ЭПИЛОГ
Вася простудился и заболел
Болеть он решил красиво. Вытащил из шкафа свитер с оленями, намотал на шею шарф, согрел молоко, растопил в нем кусок масла, добавил сахар, размешал. Подошел к зеркалу. Все было отлично, кроме кружки. В кадр она не годилась. Нужна была керамическая, а эта из какого-то постиндастриального пластика, да еще полупрозрачная. Не айс.
Зато лицо было то, что надо. Опухший от насморка нос, покрасневшие глаза — все говорило о благородных страданиях. Вася решил простить себе кружку, и подошел к окну.
За окном висели снежинки. Медленно опускались, потом медленно поднимались. «Поток что ли у дома восходящий?» — вяло подумал Вася: «чего они не падают-то?» Но висели снежинки выразительно, красиво дополняя Васину болезнь.
После двух глотков горячего Вася вспотел под свитером, полез его снимать, потом вспомнил, что в этом-то и есть смысл лечения. Преисполнившись терпением, Вася шарф снял, а свитер оставил.
Зазвонил телефон. Вася взглянул на входящий номер и скривился. Номер был нехороший.
— Ну? — недружелюбно сказал Вася в трубку. — Чего еще?
— Вася, — ласково сказал в ухо злобный Егоров. — Как твое здоровье, родной?
— Твоими молитвами. У меня острое респираторное заболевание после последней твоей затеи. Такое острое, что я могу им даже порезаться и умереть. Ты мне дашь в этой жизни хоть раз спокойно умереть, Егоров?
— Согласен, был неправ. Но я же извинился! Слушай, я сейчас тебе по другому поводу звоню, — голос Егорова стал осторожным. — Я тут сейчас в одном месте далеко. В отстойнике для нелегальных мигрантов. Буцегарня, короче. По одному делу неважно. Напротив меня сидит одна особа, и рассказывает прелюбопытнейшие вещи. Больше на книжку про пиратов похоже, но иммиграционный чиновник кое-что подтверждает.
— Как ее зовут? — буркнул Вася. — И причем здесь я?

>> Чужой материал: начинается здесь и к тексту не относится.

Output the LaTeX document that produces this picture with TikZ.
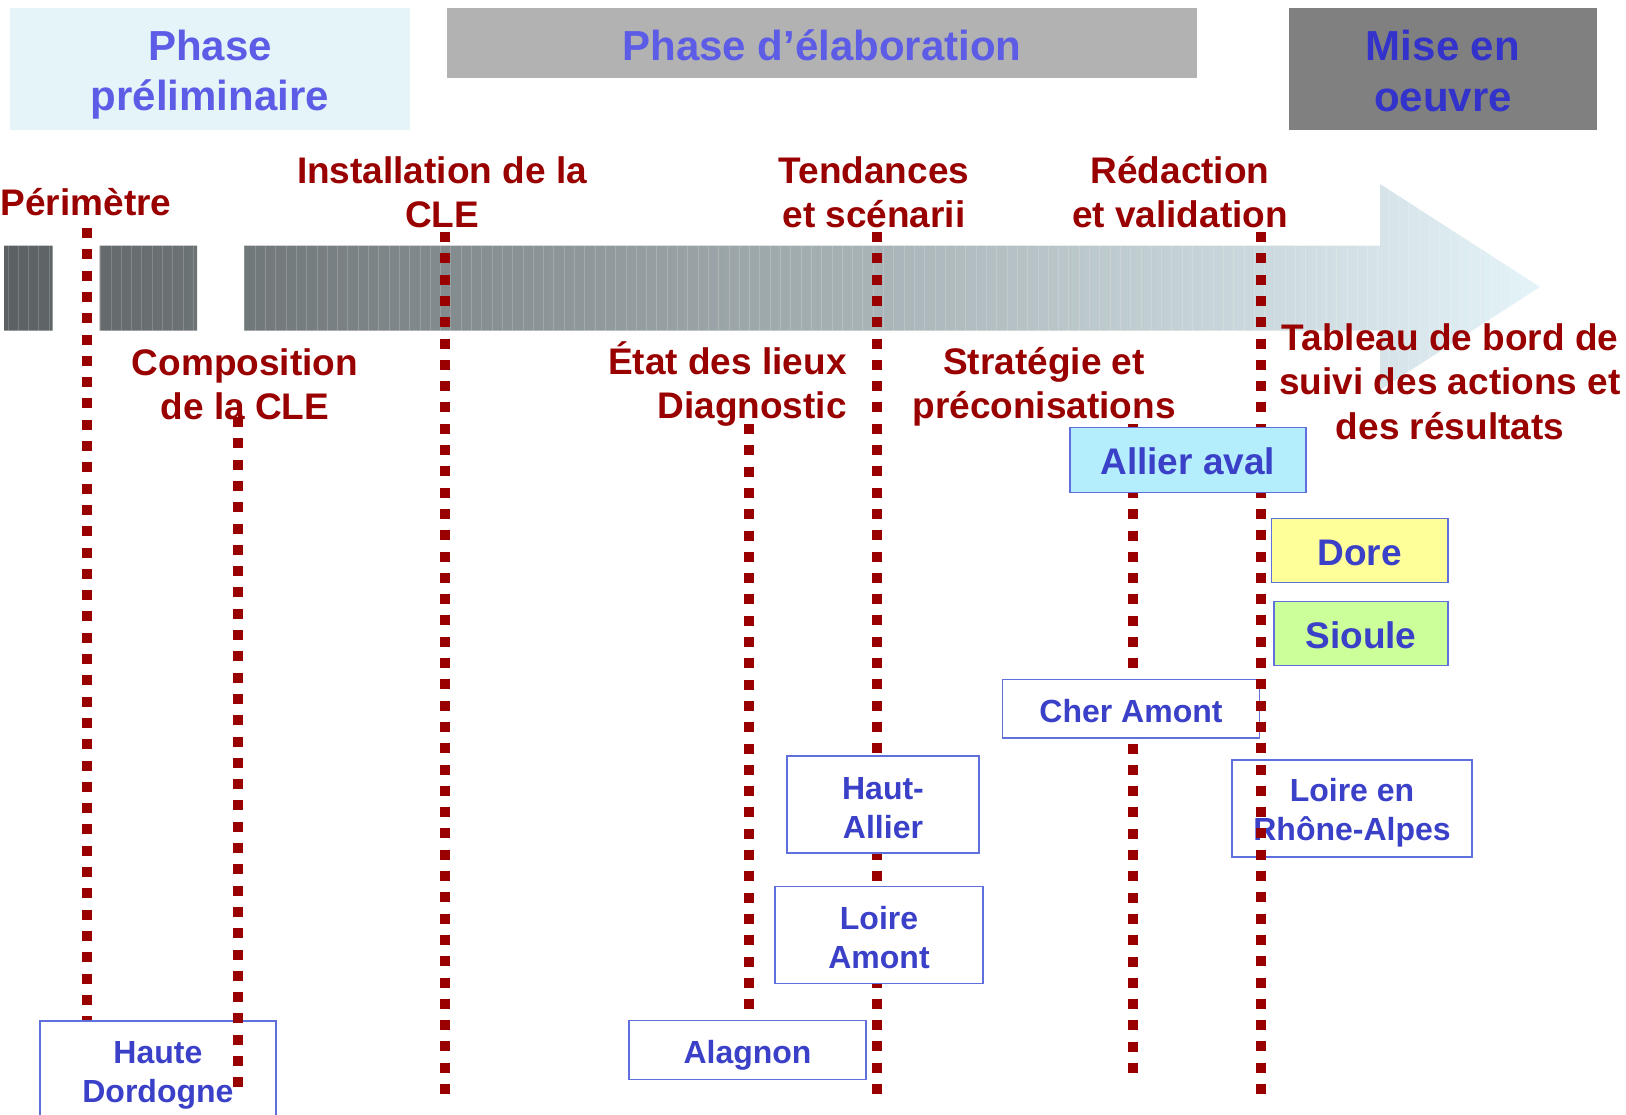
\documentclass[tikz,border=0pt]{standalone}
\usepackage{fontspec}
\setmainfont{Liberation Sans}
\definecolor{darkred}{HTML}{990000}
\definecolor{phaseblue}{HTML}{5C5CE6}
\definecolor{miseblue}{HTML}{3333CC}
\definecolor{textblue}{HTML}{3A40C8}
\definecolor{boxblue}{HTML}{5F70DD}
\definecolor{prelimfill}{HTML}{E4F4F9}
\definecolor{elabfill}{HTML}{B2B2B2}
\definecolor{misefill}{HTML}{808080}
\definecolor{allierfill}{HTML}{B4EEFC}
\definecolor{dorefill}{HTML}{FFFF99}
\definecolor{sioulefill}{HTML}{CCFF99}
\definecolor{barleft}{HTML}{5B6163}
\definecolor{barmid}{HTML}{9AA1A3}
\definecolor{barright}{HTML}{E4F3F8}
\begin{document}
\begin{tikzpicture}[x=0.5pt,y=-0.5pt,
  phasebox/.style={inner sep=0pt},
  phasetext/.style={inner sep=0pt, align=center, font=\fontsize{21}{25.2}\selectfont\bfseries},
  redlab/.style={inner sep=0pt, text=darkred, font=\fontsize{18.5}{22.2}\selectfont\bfseries},
  colbox/.style={draw=boxblue, line width=0.75pt, inner sep=0pt},
  coltext/.style={text=textblue, inner sep=0pt, align=center, font=\fontsize{18.5}{22.2}\selectfont\bfseries},
  whitebox/.style={draw=boxblue, fill=white, line width=0.75pt, inner sep=0pt},
  whitetext/.style={text=textblue, inner sep=0pt, align=center, font=\fontsize{16}{19.5}\selectfont\bfseries},
  dotline/.style={draw=darkred, line width=5pt, dash pattern=on 5pt off 5.65pt}]
\useasboundingbox (0,0) rectangle (1626,1114);
\clip (0,0) rectangle (1626,1114);

% phase boxes
\node[phasebox, fill=prelimfill, minimum width=199.6pt, minimum height=60.65pt] (prelim) at (210,69) {};
\node[phasetext, text=phaseblue] (prelimt) at ([yshift=-2.85pt]prelim.center) {Phase\\préliminaire};
\node[phasebox, fill=elabfill, minimum width=375pt, minimum height=34.75pt] (elab) at (822,43) {};
\node[phasetext, text=phaseblue] (elabt) at ([yshift=-1pt]elab.center) {Phase d’élaboration};
\node[phasebox, fill=misefill, minimum width=154pt, minimum height=60.65pt] (mise) at (1443,69) {};
\node[phasetext, text=miseblue] (miset) at ([yshift=-1pt]mise.center) {Mise en\\oeuvre};

% timeline bar
\begin{scope}
  \clip (4,245.5) rectangle (52.5,330.5)
        (99.5,245.5) rectangle (197,330.5)
        (244,245.5) -- (1380,245.5) -- (1380,184) -- (1540,287) -- (1380,390) -- (1380,330.5) -- (244,330.5) -- cycle;
  \shade[left color=barleft, middle color=barmid, right color=barright] (4,184) rectangle (1540,390);
  \foreach \i in {0,...,150} {
    \draw[white, opacity=0.18, line width=0.5pt] ({8+10.3*\i},180) -- ({8+10.3*\i},395);
  }
\end{scope}

% labels top
\node[redlab, align=center] (perim) at (86,202) {Périmètre};
\node[redlab, align=center] (install) at (442,192) {Installation de la\\CLE};
\node[redlab, align=center] (tend) at (874,192) {Tendances\\et scénarii};
\node[redlab, align=center] (redac) at (1180,192) {Rédaction\\et validation};
% labels bottom
\node[redlab, align=center] (compo) at (245,384) {Composition\\de la CLE};
\node[redlab, align=right, anchor=east] (etat) at (847,384) {État des lieux\\Diagnostic};
\node[redlab, align=center] (strat) at (1044,387) {Stratégie et\\préconisations};
\node[redlab, align=center] (tableau) at (1450,381.5) {Tableau de bord de\\suivi des actions et\\des résultats};

% line end points
\coordinate (l1t) at (86.5,228);   \coordinate (l1b) at (86.5,1021);
\coordinate (l2t) at (238,417);    \coordinate (l2b) at (238,1088);
\coordinate (l3t) at (444.6,232);  \coordinate (l3b) at (444.6,1096);
\coordinate (l4t) at (749,424);    \coordinate (l4b) at (749,1011);
\coordinate (l5t) at (876.5,232);  \coordinate (l5b) at (876.5,1096);
\coordinate (l6t) at (1133,424);   \coordinate (l6b) at (1133,1074);
\coordinate (l7t) at (1261,232);   \coordinate (l7b) at (1261,1096);

\draw[dotline] (l1t) -- (l1b);
\draw[dotline] (l3t) -- (l3b);
\draw[dotline] (l4t) -- (l4b);
\draw[dotline] (l5t) -- (l5b);
\draw[dotline] (l6t) -- (l6b);

% white boxes
\node[whitebox, minimum width=128.3pt, minimum height=29.3pt] (cher) at (1131,708.8) {};
\node[whitetext] (chert) at ([yshift=-1pt]cher.center) {Cher Amont};
\node[whitebox, minimum width=96pt, minimum height=48.5pt] (hautallier) at (883,804.5) {};
\node[whitetext] (hautalliert) at ([yshift=-1.8pt]hautallier.center) {Haut-\\Allier};
\node[whitebox, minimum width=103.9pt, minimum height=48.3pt] (loireamont) at (879,935) {};
\node[whitetext] (loireamontt) at ([yshift=-1.3pt]loireamont.center) {Loire\\Amont};
\node[whitebox, minimum width=118.45pt, minimum height=29.3pt] (alagnon) at (747.5,1050) {};
\node[whitetext] (alagnont) at ([yshift=-2.6pt]alagnon.center) {Alagnon};
\node[whitebox, minimum width=118.15pt, minimum height=50.15pt] (dordogne) at (157.9,1070.9) {};
\node[whitetext] (dordognet) at ([yshift=-2.1pt]dordogne.center) {Haute\\Dordogne};
\node[whitebox, minimum width=120.15pt, minimum height=48.35pt] (rhone) at (1352,808.4) {};
\node[whitetext] (rhonet) at ([yshift=-2.3pt]rhone.center) {Loire en\\Rhône-Alpes};

% coloured boxes
\node[colbox, fill=dorefill, minimum width=88.25pt, minimum height=32.2pt] (dore) at (1359.8,550.5) {};
\node[coltext] (doret) at ([yshift=-1pt]dore.center) {Dore};
\node[colbox, fill=sioulefill, minimum width=87pt, minimum height=32pt] (sioule) at (1361,633.7) {};
\node[coltext] (sioulet) at ([yshift=-1pt]sioule.center) {Sioule};

\draw[dotline] (l2t) -- (l2b);
\draw[dotline] (l7t) -- (l7b);

\node[colbox, fill=allierfill, minimum width=118pt, minimum height=32.5pt] (allier) at (1187.8,459.8) {};
\node[coltext] (alliert) at ([yshift=-0.5pt]allier.center) {Allier aval};
\end{tikzpicture}
\end{document}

— Не говорит, как зовут. То есть, говорит, но брешет, как собака. Уже три имени назвала. (sexytales) Сама запомнить не может. Дело не в этом. У тебя на «зодиаке» форпик был, помнишь? Там спасжилет лежал?
— Какой зодиак? Какой форпик? — Вася непонимающе уставился на неправильные снежинки.
— Ну ты даешь! Лодка, с которой тебя итальянские погранцы сняли. На носу там мягкий форпик был, типа отделения для всякого хлама. Вася, ты же покупал его, что не посмотрел?
— Я не покупал его, — хрипло сказал Вася. — Я его спиздил. Когда я мог его купить? За какие деньги? Я что тебе, матрос, про всякие форпики знать. Волосы у нее какого цвета?
— Как тебе сказать? — Егоров по ту сторону замялся. — Пока никакого, ее постригли налысо, так что на голове у нее щетка обычного волосяного цвета. Но по-русски чешет без акцента
— И что она рассказывает? — совершенно осипнув, спросил Вася.
— Да вообще рафаэль саббатини. Какой-то мудак выкрал ее из приличной приемной семьи, где она жила, горя не зная, она испугалась, от него сбежала, прыгнула в воду, стянув спасжилет с лодки, мозгов у нее, конечно, как у ракушки поплавала, поняла, что ей пиздец, погребла обратно к лодке, а потом ее засекли с прогулочной яхты
Снежинки за окном замерли и с любопытством смотрели на Васю через стекло.
— Трубку, — сказал Вася уже совсем без голоса, стараясь не расплескать горячее молоко. — Егоров. Дай ей трубку.